Of course, Americans’ mistrust of government wasn’t solely caused by conservative elites. By the end of 1965, American liberalism was thoroughly tied to the war in Vietnam. As Students for a Democratic Society (SDS) president Carl Oglesby put it during a November 1965 protest in Washington, D.C.:
We are here again to protest a growing war. Since it is a very bad war, we acquire the habit of thinking it must be caused by very bad men.… We must simply observe, and quite plainly say, that this coalition, this blitzkrieg, and this demand for acquiescence are creatures, all of them, of a government that since 1932 has considered itself to be fundamentally liberal.
While that was a radical position at the time, it would not remain so for long. More troops and bombing sorties did little to improve matters. Johnson—correctly—became convinced that transparency about the war threatened his domestic agenda. The more Americans learned about their country’s involvement in Vietnam, the less they trusted leaders acting in their name.

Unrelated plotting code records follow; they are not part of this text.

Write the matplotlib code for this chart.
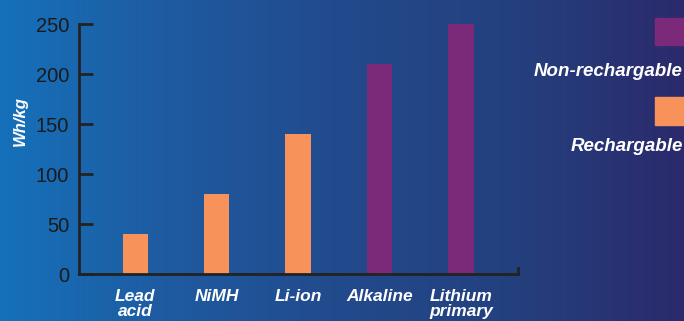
import numpy as np
import matplotlib
matplotlib.use("Agg")
import matplotlib.pyplot as plt
from matplotlib.colors import LinearSegmentedColormap

plt.rcParams["font.family"] = ["Liberation Sans", "DejaVu Sans"]

categories = ["Lead\nacid", "NiMH", "Li-ion", "Alkaline", "Lithium\nprimary"]
wh_per_kg = [40, 80, 140, 210, 250]
rechargeable = [True, True, True, False, False]
y_ticks = [0, 50, 100, 150, 200, 250]

ORANGE = "#f7925a"
PURPLE = "#7b2a7a"
WHITE = "white"
DARK = "#222222"

fig = plt.figure(figsize=(6.84, 3.21), dpi=100)

# 背景渐变
bg = fig.add_axes([0, 0, 1, 1], zorder=0)
cmap = LinearSegmentedColormap.from_list(
    "bg", ["#1571ba", "#1f5aa0", "#224a8c", "#24407e", "#2b2a6c"])
bg.imshow(np.linspace(0, 1, 256)[None, :], aspect="auto", cmap=cmap,
          extent=[0, 1, 0, 1])
bg.axis("off")

# 主图: x 79..518 px, y 24..274 px
ax = fig.add_axes([79 / 684, (321 - 274) / 321, (518 - 79) / 684, 250 / 321], zorder=1)
ax.patch.set_alpha(0)
x = np.arange(len(categories))
colors = [ORANGE if r else PURPLE for r in rechargeable]
ax.bar(x, wh_per_kg, width=0.31, color=colors, zorder=2)
ax.set_xlim(-0.69, 4.70)
ax.set_ylim(0, 250)
ax.set_yticks(y_ticks)
ax.tick_params(axis="y", direction="in", length=10, width=2, color=DARK,
               labelcolor="#1a1a1a", labelsize=14.5, pad=7)
ax.set_xticks(x)
ax.set_xticklabels(categories, color=WHITE, fontsize=12.5, fontweight="bold",
                   fontstyle="italic", linespacing=1.0)
ax.tick_params(axis="x", length=0, pad=11)
for s in ["top", "right"]:
    ax.spines[s].set_visible(False)
for s in ["left", "bottom"]:
    ax.spines[s].set_color(DARK)
    ax.spines[s].set_linewidth(2)
# 右端小刻度
ax.plot([4.70, 4.70], [0, 6], color=DARK, lw=2, clip_on=False)
ax.set_ylabel("Wh/kg", color=WHITE, fontsize=12, fontweight="bold",
              fontstyle="italic")
ax.yaxis.set_label_coords(-0.116, 0.61)

# 图例
fig.patches.append(plt.Rectangle((655 / 684, 1 - 45 / 321), 29 / 684, 27 / 321,
                                 transform=fig.transFigure, color=PURPLE, zorder=3))
fig.patches.append(plt.Rectangle((655 / 684, 1 - 125 / 321), 29 / 684, 28 / 321,
                                 transform=fig.transFigure, color=ORANGE, zorder=3))
fig.text(683 / 684, 1 - 72 / 321, "Non-rechargable", ha="right", va="center",
         color=WHITE, fontsize=13.5, fontweight="bold", fontstyle="italic", zorder=3)
fig.text(683 / 684, 1 - 146 / 321, "Rechargable", ha="right", va="center",
         color=WHITE, fontsize=13.5, fontweight="bold", fontstyle="italic", zorder=3)

fig.savefig("out.png", dpi=100)
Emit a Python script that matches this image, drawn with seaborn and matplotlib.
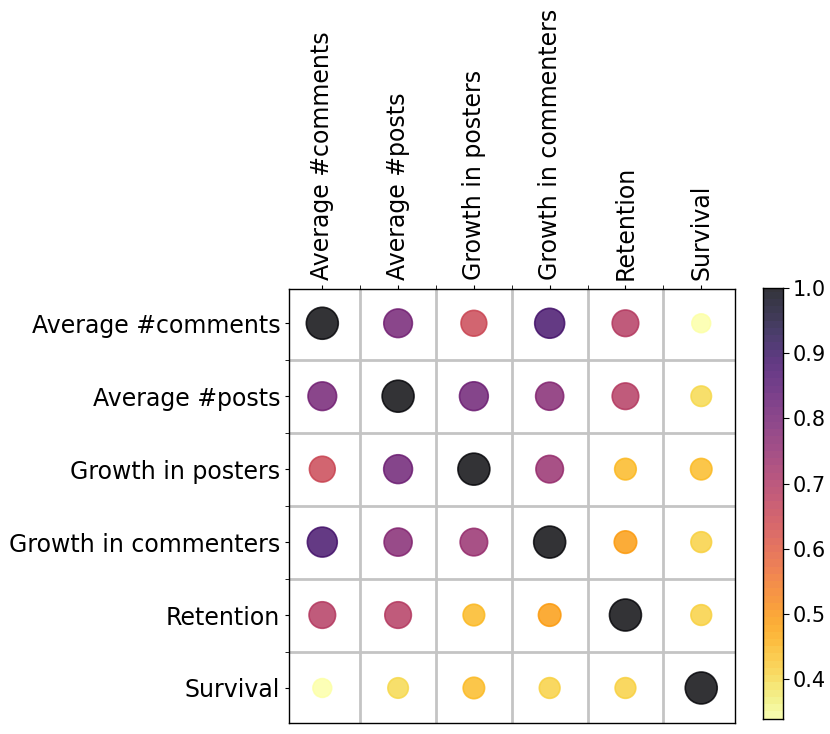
import matplotlib
matplotlib.use("Agg")
import matplotlib.pyplot as plt
import seaborn as sns
import numpy as np
import pandas as pd

names = ["Average #comments", "Average #posts", "Growth in posters",
         "Growth in commenters", "Retention", "Survival"]

# correlation values, one list per row
row_comments = [1.00, 0.80, 0.65, 0.875, 0.69, 0.345]
row_posts = [0.80, 1.00, 0.81, 0.77, 0.69, 0.41]
row_posters = [0.65, 0.81, 1.00, 0.74, 0.455, 0.45]
row_commenters = [0.875, 0.77, 0.74, 1.00, 0.495, 0.42]
row_retention = [0.69, 0.69, 0.455, 0.495, 1.00, 0.42]
row_survival = [0.345, 0.41, 0.45, 0.42, 0.42, 1.00]
rows = [row_comments, row_posts, row_posters, row_commenters, row_retention, row_survival]

cbar_ticks = [0.4, 0.5, 0.6, 0.7, 0.8, 0.9, 1.0]

recs = []
for i, r in enumerate(rows):
    for j, v in enumerate(r):
        recs.append({"x": j, "y": i, "value": v})
df = pd.DataFrame(recs)
vmin, vmax = df["value"].min(), df["value"].max()

sns.set_style("white")
plt.rcParams["text.color"] = "black"
plt.rcParams["xtick.color"] = "black"
plt.rcParams["ytick.color"] = "black"

fig = plt.figure(figsize=(8.3, 7.34), dpi=100)
ax = fig.add_axes([0.3486, 0.0150, 0.5369, 0.5913])
cax = fig.add_axes([0.919, 0.021, 0.024, 0.5866])

sns.scatterplot(data=df, x="x", y="y", hue="value", size="value",
                palette="inferno_r", hue_norm=(vmin, vmax),
                sizes=(0, 530), size_norm=(0, 1), alpha=0.8,
                edgecolor="face", legend=False, ax=ax, zorder=3)

ax.set_facecolor("white")
ax.set_xticks(range(len(names)))
ax.set_xticklabels(names, rotation=90, fontsize=17)
ax.set_yticks(range(len(names)))
ax.set_yticklabels(names, fontsize=17)
ax.xaxis.tick_top()
ax.set_xticks([t + 0.5 for t in range(len(names) - 1)], minor=True)
ax.set_yticks([t + 0.5 for t in range(len(names) - 1)], minor=True)
ax.grid(False, "major")
ax.grid(True, "minor", color="#C4C4C4", linewidth=2)
ax.tick_params(which="both", direction="out", length=3, color="black",
               left=True, top=True)
ax.set_xlim(-0.435, 5.445)
ax.set_ylim(5.48, -0.47)
ax.set_xlabel("")
ax.set_ylabel("")
for s in ax.spines.values():
    s.set_color("black")
    s.set_linewidth(1)

# colour bar drawn as thin horizontal bars
n_colors = 60
palette = sns.color_palette("inferno_r", n_colors)
col_y = np.linspace(vmin, vmax, n_colors)
step = col_y[1] - col_y[0]
cax.barh(y=col_y, width=[5] * n_colors, left=0, height=step,
         color=palette, linewidth=0, alpha=0.8)
cax.set_xlim(1, 2)
cax.set_ylim(vmin - step / 2, vmax)
cax.set_xticks([])
cax.set_yticks(cbar_ticks)
cax.yaxis.tick_right()
cax.tick_params(axis="y", labelsize=15, direction="out", length=4, left=False, right=True)
for s in cax.spines.values():
    s.set_color("black")
    s.set_linewidth(1)

plt.savefig("out.png", dpi=100)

If 1965 was political liberalism’s high point, Patterson provides compelling evidence that it also marked the beginning of the cultural movement we’ve come to call “the ’60s.” Anti-Vietnam protests, the civil-rights movement, and other radical movements dramatically expanded. Students for a Democratic Society had fewer than fifteen members in 1964—it would soon have nearly eighty thousand. Aesthetic norms were changing too—in August 1966, the Beatles’ Revolver permanently reshaped the band’s image and stretched the boundaries of popular music. America’s politics may have been tilting away from liberalism, but cultural and personal liberation still continued apace. Conservative political ideas may have dominated the Reagan Era, but today’s GOP still hasn’t come to terms with the social and cultural pluralism that grew out of the 1960s. This may prove as challenging as the party’s demographic struggles.

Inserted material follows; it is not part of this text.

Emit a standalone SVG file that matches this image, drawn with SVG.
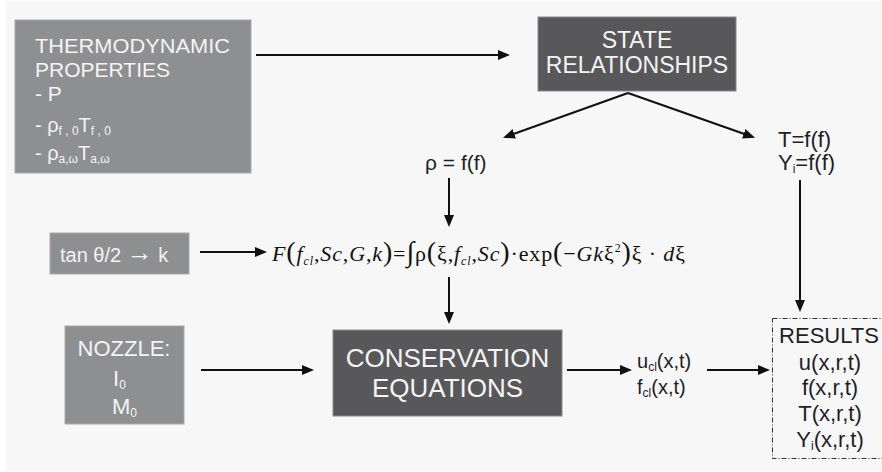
<svg xmlns="http://www.w3.org/2000/svg" width="882" height="472" viewBox="0 0 882 472">
<defs>
<style>
.bg{fill:#f7f7f7}
.lt{fill:#8e8f91;stroke:#a9aaac;stroke-width:1}
.dk{fill:#58585a;stroke:#8a8a8c;stroke-width:1}
.wt{fill:#f4f4f4;font-family:"Liberation Sans",Arial,sans-serif}
.bt{fill:#1e1e28;font-family:"Liberation Sans",Arial,sans-serif}
.math{fill:#111;font-family:"Liberation Serif","Times New Roman",serif;font-size:22px}
.i{font-style:italic}
.sub{font-size:12px}
.bp{font-size:28px}
.cn{stroke:#111;stroke-width:2;fill:none;marker-end:url(#ah)}
.dash{fill:none;stroke:#333;stroke-width:1;stroke-dasharray:5 2 1 2}
</style>
<marker id="ah" viewBox="0 0 12 10" refX="6" refY="5" markerWidth="12" markerHeight="10" markerUnits="userSpaceOnUse" orient="auto"><path d="M0,0 L12,5 L0,10 z" fill="#111"/></marker>
</defs>
<rect class="bg" x="6" y="1" width="876" height="470"/>

<g id="thermo">
<rect class="lt" x="15" y="20" width="236" height="153"/>
<text class="wt" font-size="21" x="35" y="53" textLength="195" lengthAdjust="spacingAndGlyphs">THERMODYNAMIC</text>
<text class="wt" font-size="21" x="35" y="77">PROPERTIES</text>
<text class="wt" font-size="21" x="35" y="101">- P</text>
<text class="wt" font-size="20" x="35" y="132">- ρ<tspan class="sub" dy="3">f , 0</tspan><tspan dy="-3">T</tspan><tspan class="sub" dy="3">f , 0</tspan></text>
<text class="wt" font-size="20" x="35" y="160">- ρ<tspan class="sub" dy="3">a,ω</tspan><tspan dy="-3">T</tspan><tspan class="sub" dy="3">a,ω</tspan></text>
</g>

<g id="state">
<rect class="dk" x="538" y="17" width="198" height="74"/>
<text class="wt" font-size="23" text-anchor="middle"><tspan x="637" y="48">STATE</tspan><tspan x="637" y="73">RELATIONSHIPS</tspan></text>
</g>

<g id="rho">
<text class="bt" font-size="21" x="425" y="170">ρ = f(f)</text>
</g>

<g id="tfy">
<text class="bt" font-size="22" x="778" y="147">T=f(f)</text>
<text class="bt" font-size="22" x="778" y="170">Y<tspan class="sub" dy="3">i</tspan><tspan dy="-3">=f(f)</tspan></text>
</g>

<g id="tan">
<rect class="lt" x="50" y="233" width="139" height="41"/>
<text class="wt" font-size="20" x="60" y="262">tan θ/2 <tspan font-size="26" dy="-1">→</tspan><tspan dy="1"> k</tspan></text>
</g>

<g id="formula">
<text class="math" x="272" y="261" textLength="413" lengthAdjust="spacing"><tspan class="i">F</tspan><tspan class="bp">(</tspan><tspan class="i">f</tspan><tspan class="sub i" dy="4">cl</tspan><tspan dy="-4">,</tspan><tspan class="i">Sc</tspan>,<tspan class="i">G</tspan>,<tspan class="i">k</tspan><tspan class="bp">)</tspan>=<tspan class="bp">∫</tspan>ρ<tspan class="bp">(</tspan>ξ,<tspan class="i">f</tspan><tspan class="sub i" dy="4">cl</tspan><tspan dy="-4">,</tspan><tspan class="i">Sc</tspan><tspan class="bp">)</tspan>·exp<tspan class="bp">(</tspan>−<tspan class="i">Gk</tspan>ξ<tspan class="sub" dy="-9">2</tspan><tspan class="bp" dy="9">)</tspan>ξ · <tspan class="i">d</tspan>ξ</text>
</g>

<g id="nozzle">
<rect class="lt" x="65" y="326" width="119" height="98"/>
<text class="wt" font-size="22" text-anchor="middle" x="124" y="356">NOZZLE:</text>
<text class="wt" font-size="22" x="113" y="386">I<tspan class="sub" dy="3">0</tspan></text>
<text class="wt" font-size="22" x="112" y="414">M<tspan class="sub" dy="3">0</tspan></text>
</g>

<g id="conservation">
<rect class="dk" x="333" y="330" width="229" height="86"/>
<text class="wt" font-size="26" text-anchor="middle"><tspan x="447.5" y="367">CONSERVATION</tspan><tspan x="447.5" y="397">EQUATIONS</tspan></text>
</g>

<g id="centerline">
<text class="bt" font-size="20" x="637" y="368">u<tspan class="sub" dy="3">cl</tspan><tspan dy="-3">(x,t)</tspan></text>
<text class="bt" font-size="20" x="637" y="394">f<tspan class="sub" dy="3">cl</tspan><tspan dy="-3">(x,t)</tspan></text>
</g>

<g id="results">
<rect class="dash" x="772.5" y="318.5" width="112" height="140"/>
<g class="bt" font-size="22" text-anchor="middle">
<text x="829" y="343">RESULTS</text>
<text x="830" y="370">u(x,r,t)</text>
<text x="830" y="395">f(x,r,t)</text>
<text x="830" y="421">T(x,r,t)</text>
<text x="830" y="447">Y<tspan class="sub" dy="3">i</tspan><tspan dy="-3">(x,r,t)</tspan></text>
</g>
</g>

<g id="connectors">
<line class="cn" x1="256" y1="55" x2="504" y2="55"/>
<line class="cn" x1="628" y1="93" x2="508.6" y2="135.8"/>
<line class="cn" x1="628" y1="93" x2="749.4" y2="135.8"/>
<line class="cn" x1="449" y1="178" x2="449" y2="221"/>
<line class="cn" x1="800" y1="180" x2="800" y2="306"/>
<line class="cn" x1="200" y1="252" x2="261" y2="252"/>
<line class="cn" x1="449" y1="277" x2="449" y2="318"/>
<line class="cn" x1="201" y1="370" x2="308" y2="370"/>
<line class="cn" x1="567" y1="370" x2="626" y2="370"/>
<line class="cn" x1="707" y1="370" x2="764" y2="370"/>
</g>
</svg>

The Eve of Destruction offers few lessons for liberals longing for a new political era. Johnson’s headstrong style wasn’t all that damaged mid-century liberalism. Obviously the Vietnam War did enormous damage. Like Obama, Johnson inherited foreign-policy problems from his predecessors. Both presidents staked their reputation on escalation. But if Obama is remembered as a transformational president, it won’t be because of his war policy. It will be because he replaced the Reagan Era’s conservative narrative with one that revivified U.S. liberalism. Should Obama succeed, conservatives will look to their Reagan Era hubris with the same wistfulness that seizes liberals reflecting on 1965.